Work in Progress. - a poem

“Everything revolves

Around the challenge

And duty

Of letting go. “

_

These are words from an old journal of mine. I felt like "letting go" was such a difficult task. I felt the past weigh heavily on my shoulders. Back then, I felt trapped, because I realized that my past experiences were something like my very own patchwork blanket, a puzzle that created me with every little piece and memory and I felt like it defined me. I was just looking for a way out. I wanted to feel free and light, experience joy. And on my quest of finding a way to let go and understanding what that even meant, it became my own mission. I became a seeker. I challenged myself to let go of old clothes, friendships that didn't feel quite right, cities, countries.

And those are all physical manifestations of your inside world. Yet, what still remains is wherever you go, there you are. Chasing freedom is like chasing a butterfly. It is always ahead of you, if you're not free within.

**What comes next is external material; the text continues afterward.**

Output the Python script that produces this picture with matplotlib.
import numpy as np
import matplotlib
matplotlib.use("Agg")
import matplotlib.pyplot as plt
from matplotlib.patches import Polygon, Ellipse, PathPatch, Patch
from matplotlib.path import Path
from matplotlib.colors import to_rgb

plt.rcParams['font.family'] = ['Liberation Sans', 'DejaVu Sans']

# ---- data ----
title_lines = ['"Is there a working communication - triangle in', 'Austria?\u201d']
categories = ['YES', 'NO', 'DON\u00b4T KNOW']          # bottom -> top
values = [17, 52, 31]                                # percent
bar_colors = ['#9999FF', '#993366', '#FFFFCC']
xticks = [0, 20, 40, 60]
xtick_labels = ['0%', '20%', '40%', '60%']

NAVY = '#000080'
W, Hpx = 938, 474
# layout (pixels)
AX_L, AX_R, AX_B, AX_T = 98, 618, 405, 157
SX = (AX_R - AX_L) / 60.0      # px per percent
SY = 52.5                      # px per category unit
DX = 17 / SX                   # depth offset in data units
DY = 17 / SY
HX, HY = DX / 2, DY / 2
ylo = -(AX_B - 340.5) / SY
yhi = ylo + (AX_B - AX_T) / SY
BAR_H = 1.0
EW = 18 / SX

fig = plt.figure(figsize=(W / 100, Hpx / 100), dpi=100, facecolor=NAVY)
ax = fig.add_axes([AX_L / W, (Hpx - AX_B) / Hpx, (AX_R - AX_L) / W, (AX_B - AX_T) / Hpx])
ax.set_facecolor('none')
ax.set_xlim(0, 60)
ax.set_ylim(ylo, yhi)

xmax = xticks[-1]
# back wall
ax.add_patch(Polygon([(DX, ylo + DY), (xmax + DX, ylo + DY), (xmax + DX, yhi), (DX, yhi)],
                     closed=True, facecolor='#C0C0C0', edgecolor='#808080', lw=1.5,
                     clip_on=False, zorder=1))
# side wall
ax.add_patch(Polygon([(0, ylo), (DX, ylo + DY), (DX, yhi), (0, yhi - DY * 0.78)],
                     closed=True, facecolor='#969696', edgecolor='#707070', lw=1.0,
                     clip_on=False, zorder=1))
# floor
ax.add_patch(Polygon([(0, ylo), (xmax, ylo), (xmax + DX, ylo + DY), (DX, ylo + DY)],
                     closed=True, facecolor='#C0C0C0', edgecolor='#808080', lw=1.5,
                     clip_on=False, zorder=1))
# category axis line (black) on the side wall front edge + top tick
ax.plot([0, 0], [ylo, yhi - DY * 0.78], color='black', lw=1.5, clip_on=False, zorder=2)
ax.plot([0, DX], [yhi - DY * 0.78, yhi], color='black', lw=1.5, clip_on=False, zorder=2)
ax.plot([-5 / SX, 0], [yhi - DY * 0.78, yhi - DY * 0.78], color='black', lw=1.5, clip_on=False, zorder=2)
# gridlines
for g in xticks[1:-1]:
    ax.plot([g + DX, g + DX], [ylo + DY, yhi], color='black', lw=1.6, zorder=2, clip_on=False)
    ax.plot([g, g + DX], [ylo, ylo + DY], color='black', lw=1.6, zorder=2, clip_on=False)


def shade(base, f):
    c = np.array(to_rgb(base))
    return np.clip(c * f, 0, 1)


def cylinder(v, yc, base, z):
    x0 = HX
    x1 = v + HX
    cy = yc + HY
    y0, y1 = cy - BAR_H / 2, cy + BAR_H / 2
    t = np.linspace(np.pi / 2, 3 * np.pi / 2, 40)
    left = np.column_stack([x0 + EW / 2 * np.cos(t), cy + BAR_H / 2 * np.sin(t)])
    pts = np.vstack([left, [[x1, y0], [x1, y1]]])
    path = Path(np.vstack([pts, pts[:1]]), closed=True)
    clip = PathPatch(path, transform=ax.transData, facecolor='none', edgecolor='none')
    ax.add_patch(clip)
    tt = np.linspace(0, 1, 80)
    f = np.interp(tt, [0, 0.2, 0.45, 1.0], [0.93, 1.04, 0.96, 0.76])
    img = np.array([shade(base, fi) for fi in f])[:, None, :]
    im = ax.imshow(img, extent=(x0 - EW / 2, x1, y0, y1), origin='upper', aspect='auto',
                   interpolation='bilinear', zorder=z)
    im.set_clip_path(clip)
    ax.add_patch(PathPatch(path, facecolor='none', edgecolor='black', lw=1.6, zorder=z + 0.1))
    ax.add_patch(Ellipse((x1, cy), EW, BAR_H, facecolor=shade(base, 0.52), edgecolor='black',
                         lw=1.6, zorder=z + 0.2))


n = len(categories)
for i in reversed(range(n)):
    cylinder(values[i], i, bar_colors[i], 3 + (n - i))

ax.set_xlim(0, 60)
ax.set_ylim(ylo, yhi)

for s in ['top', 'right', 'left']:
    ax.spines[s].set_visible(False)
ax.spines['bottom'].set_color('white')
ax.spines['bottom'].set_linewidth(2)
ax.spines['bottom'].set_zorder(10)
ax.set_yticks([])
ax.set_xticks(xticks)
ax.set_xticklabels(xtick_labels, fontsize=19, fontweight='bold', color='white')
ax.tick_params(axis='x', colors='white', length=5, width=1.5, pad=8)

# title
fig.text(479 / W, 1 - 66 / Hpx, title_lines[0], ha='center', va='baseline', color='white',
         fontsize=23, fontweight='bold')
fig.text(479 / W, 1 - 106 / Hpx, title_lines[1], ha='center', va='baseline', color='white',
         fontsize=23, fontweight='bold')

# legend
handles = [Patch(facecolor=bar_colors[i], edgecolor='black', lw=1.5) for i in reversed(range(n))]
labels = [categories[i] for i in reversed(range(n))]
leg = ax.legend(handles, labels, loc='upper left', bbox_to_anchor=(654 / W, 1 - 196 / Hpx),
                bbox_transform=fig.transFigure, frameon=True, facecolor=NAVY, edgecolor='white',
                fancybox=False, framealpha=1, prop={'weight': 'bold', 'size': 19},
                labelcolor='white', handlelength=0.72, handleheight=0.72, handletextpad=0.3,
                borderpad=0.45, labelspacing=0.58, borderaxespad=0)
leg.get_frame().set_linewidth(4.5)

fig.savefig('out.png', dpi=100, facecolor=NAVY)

Many lessons and times that feel like lifetimes have gotten me to where I am. I got myself to where I am now. I somehow let go of letting go. I became softer towards myself. I accepted myself and my past. And then I realized that I finally understood what letting go really meant: acceptance. Accepting what happened without being defined by it.

There's a difference between forgiving and accepting. Forgiving has this notion of being okay with what happened. That is why learning to forgive to let go creates an almost unattainable ideal. Some things that have been done to you are too wrong and painful to forgive, to say that's okay. And so you are tormented, trying to attain forgiveness to be free. But letting go of the weight, of the past, of your trauma and finding peace is the result of accepting what has happened to you, accepting yourself, and your journey. That's how you heal.